WRITTEN PROBLEM:
Set down word for word each line from the start of the listing through the line that contains "0.275, 0.340, 0.312];", both included.

COLLECTED DATA:
[Begin]
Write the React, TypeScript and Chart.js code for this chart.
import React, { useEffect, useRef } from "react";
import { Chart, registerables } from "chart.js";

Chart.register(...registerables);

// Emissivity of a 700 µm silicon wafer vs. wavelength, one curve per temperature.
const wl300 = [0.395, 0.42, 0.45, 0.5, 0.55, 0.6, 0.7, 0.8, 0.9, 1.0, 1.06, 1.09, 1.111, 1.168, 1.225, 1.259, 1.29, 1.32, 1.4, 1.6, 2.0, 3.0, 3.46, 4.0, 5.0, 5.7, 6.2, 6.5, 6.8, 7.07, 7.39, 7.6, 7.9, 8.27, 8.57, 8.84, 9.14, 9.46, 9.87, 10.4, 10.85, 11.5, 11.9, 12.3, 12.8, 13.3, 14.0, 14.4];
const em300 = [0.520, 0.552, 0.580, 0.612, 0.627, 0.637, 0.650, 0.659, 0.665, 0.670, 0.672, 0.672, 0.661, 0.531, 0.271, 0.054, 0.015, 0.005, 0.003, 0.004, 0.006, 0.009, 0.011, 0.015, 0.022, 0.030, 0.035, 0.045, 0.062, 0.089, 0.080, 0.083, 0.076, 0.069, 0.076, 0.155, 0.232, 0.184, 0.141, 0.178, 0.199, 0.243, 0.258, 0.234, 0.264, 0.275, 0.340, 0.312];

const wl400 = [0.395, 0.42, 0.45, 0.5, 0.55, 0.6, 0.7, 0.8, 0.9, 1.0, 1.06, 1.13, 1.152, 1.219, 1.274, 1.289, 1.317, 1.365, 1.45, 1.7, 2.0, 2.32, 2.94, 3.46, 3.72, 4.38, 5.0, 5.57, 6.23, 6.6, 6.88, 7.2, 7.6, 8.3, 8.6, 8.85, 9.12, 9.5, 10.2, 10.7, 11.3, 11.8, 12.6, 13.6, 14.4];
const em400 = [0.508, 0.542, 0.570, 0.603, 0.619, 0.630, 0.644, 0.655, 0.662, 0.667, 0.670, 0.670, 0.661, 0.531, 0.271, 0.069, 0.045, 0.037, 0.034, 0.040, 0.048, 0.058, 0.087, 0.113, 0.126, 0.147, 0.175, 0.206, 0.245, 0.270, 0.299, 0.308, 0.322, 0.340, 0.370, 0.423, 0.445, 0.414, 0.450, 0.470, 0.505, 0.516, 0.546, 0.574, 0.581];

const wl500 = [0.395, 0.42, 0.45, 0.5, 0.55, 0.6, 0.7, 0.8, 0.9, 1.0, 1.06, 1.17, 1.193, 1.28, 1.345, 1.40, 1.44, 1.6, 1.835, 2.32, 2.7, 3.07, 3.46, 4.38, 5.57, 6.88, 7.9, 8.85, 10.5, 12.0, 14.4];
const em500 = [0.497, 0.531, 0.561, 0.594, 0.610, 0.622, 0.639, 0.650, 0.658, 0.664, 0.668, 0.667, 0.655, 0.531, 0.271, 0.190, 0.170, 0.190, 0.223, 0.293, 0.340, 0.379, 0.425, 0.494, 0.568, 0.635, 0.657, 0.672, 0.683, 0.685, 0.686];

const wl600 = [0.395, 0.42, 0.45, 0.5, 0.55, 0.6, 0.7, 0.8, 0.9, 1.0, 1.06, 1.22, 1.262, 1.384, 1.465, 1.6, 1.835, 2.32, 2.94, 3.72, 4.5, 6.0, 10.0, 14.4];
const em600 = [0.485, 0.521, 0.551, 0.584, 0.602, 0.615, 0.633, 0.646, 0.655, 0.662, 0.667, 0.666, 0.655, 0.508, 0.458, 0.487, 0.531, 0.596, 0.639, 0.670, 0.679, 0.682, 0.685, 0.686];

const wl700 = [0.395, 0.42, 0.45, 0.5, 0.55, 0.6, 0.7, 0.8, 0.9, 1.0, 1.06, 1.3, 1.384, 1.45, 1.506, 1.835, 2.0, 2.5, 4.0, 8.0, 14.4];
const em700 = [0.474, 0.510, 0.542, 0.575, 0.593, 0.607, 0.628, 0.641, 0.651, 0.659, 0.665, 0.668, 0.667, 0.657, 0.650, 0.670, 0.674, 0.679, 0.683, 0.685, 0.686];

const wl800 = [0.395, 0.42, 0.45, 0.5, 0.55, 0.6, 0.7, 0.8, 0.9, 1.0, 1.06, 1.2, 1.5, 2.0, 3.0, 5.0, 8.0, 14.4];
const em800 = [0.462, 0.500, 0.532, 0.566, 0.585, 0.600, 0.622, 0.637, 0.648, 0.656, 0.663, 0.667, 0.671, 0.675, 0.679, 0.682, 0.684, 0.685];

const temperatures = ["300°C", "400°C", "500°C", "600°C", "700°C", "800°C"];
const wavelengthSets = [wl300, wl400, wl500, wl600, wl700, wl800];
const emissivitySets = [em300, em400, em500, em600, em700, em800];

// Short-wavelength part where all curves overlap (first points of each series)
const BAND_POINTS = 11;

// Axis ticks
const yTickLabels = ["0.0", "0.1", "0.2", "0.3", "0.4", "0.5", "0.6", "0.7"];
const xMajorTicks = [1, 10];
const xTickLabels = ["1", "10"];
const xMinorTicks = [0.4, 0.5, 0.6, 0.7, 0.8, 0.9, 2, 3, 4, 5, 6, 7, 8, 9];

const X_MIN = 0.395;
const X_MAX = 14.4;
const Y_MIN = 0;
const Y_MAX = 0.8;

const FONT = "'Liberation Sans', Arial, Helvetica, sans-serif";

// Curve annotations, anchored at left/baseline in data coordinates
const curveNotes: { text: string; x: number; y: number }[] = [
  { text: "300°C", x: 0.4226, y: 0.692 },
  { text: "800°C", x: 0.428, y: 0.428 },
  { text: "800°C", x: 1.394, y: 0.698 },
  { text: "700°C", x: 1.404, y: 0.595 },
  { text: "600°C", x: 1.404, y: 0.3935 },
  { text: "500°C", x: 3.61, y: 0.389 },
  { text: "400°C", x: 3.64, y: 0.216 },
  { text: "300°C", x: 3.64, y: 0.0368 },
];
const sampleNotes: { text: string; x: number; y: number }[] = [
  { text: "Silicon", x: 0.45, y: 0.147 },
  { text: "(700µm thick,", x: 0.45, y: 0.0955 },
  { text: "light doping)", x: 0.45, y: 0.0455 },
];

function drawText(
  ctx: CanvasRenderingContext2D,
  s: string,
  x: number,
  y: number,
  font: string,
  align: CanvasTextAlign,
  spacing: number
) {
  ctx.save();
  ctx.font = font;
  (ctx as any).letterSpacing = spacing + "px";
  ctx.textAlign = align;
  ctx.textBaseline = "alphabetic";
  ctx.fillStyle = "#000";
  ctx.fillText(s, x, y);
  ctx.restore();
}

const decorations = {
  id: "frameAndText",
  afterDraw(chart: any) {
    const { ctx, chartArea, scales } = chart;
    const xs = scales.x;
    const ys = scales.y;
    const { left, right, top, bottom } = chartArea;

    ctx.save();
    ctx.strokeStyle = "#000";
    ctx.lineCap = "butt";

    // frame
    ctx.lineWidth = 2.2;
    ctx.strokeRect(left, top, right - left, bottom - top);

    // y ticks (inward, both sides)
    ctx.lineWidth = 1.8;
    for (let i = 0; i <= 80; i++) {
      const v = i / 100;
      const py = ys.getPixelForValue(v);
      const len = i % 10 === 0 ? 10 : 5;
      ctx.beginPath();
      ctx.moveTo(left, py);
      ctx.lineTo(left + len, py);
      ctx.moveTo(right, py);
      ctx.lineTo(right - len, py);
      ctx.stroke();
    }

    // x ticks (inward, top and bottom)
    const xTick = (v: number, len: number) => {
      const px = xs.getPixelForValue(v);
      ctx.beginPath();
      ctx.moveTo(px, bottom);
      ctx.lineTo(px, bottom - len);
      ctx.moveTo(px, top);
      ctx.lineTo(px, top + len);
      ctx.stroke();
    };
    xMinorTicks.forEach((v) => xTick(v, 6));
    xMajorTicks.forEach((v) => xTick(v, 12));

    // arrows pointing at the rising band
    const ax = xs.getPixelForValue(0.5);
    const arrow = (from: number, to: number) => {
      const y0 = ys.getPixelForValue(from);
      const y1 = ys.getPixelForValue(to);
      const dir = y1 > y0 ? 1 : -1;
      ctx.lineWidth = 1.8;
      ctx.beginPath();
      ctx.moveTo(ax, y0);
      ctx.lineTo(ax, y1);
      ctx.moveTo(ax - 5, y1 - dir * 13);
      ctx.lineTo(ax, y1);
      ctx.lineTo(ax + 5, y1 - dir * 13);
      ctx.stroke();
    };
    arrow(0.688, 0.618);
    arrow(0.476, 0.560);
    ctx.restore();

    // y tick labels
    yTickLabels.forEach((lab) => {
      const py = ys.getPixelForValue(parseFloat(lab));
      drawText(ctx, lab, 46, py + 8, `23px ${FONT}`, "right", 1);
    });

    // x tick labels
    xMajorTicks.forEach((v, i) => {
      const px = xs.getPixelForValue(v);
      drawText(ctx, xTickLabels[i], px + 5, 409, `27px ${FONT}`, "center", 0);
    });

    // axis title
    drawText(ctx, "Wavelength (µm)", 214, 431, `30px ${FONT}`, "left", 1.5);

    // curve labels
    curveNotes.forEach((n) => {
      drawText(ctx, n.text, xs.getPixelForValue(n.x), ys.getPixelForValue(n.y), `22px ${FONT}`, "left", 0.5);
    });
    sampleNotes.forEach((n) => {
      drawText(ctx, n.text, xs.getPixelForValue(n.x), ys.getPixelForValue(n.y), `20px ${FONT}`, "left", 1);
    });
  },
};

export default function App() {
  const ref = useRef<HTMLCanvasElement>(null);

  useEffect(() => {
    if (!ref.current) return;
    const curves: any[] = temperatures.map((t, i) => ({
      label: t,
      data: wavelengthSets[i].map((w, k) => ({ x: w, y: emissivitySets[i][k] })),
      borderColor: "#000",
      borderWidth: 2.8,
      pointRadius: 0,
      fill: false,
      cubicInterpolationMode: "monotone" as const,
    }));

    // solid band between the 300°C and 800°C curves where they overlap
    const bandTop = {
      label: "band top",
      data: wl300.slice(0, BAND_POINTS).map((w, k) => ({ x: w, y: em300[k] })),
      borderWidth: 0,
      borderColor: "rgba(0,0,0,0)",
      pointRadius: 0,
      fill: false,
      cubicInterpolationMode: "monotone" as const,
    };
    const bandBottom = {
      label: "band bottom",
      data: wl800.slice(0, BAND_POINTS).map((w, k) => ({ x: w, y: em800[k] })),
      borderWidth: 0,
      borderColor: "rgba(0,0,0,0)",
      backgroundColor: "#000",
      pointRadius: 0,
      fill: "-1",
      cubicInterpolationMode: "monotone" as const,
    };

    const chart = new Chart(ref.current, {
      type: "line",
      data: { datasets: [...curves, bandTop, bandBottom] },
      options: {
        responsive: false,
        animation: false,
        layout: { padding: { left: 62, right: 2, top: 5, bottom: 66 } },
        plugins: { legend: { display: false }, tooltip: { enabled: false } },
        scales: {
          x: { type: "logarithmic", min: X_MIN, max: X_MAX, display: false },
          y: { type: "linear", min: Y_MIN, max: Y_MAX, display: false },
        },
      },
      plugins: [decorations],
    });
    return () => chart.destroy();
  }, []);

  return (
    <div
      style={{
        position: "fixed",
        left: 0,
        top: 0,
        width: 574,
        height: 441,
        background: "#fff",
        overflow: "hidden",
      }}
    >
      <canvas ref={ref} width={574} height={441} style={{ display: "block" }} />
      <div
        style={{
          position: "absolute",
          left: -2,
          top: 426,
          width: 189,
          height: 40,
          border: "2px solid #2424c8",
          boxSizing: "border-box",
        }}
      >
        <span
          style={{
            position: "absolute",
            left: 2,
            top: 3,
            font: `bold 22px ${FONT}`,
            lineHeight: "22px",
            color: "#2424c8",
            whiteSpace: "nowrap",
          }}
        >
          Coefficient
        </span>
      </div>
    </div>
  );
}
[End]
WRITTEN ANSWER:
Write the React, TypeScript and Chart.js code for this chart.
import React, { useEffect, useRef } from "react";
import { Chart, registerables } from "chart.js";

Chart.register(...registerables);

// Emissivity of a 700 µm silicon wafer vs. wavelength, one curve per temperature.
const wl300 = [0.395, 0.42, 0.45, 0.5, 0.55, 0.6, 0.7, 0.8, 0.9, 1.0, 1.06, 1.09, 1.111, 1.168, 1.225, 1.259, 1.29, 1.32, 1.4, 1.6, 2.0, 3.0, 3.46, 4.0, 5.0, 5.7, 6.2, 6.5, 6.8, 7.07, 7.39, 7.6, 7.9, 8.27, 8.57, 8.84, 9.14, 9.46, 9.87, 10.4, 10.85, 11.5, 11.9, 12.3, 12.8, 13.3, 14.0, 14.4];
const em300 = [0.520, 0.552, 0.580, 0.612, 0.627, 0.637, 0.650, 0.659, 0.665, 0.670, 0.672, 0.672, 0.661, 0.531, 0.271, 0.054, 0.015, 0.005, 0.003, 0.004, 0.006, 0.009, 0.011, 0.015, 0.022, 0.030, 0.035, 0.045, 0.062, 0.089, 0.080, 0.083, 0.076, 0.069, 0.076, 0.155, 0.232, 0.184, 0.141, 0.178, 0.199, 0.243, 0.258, 0.234, 0.264, 0.275, 0.340, 0.312];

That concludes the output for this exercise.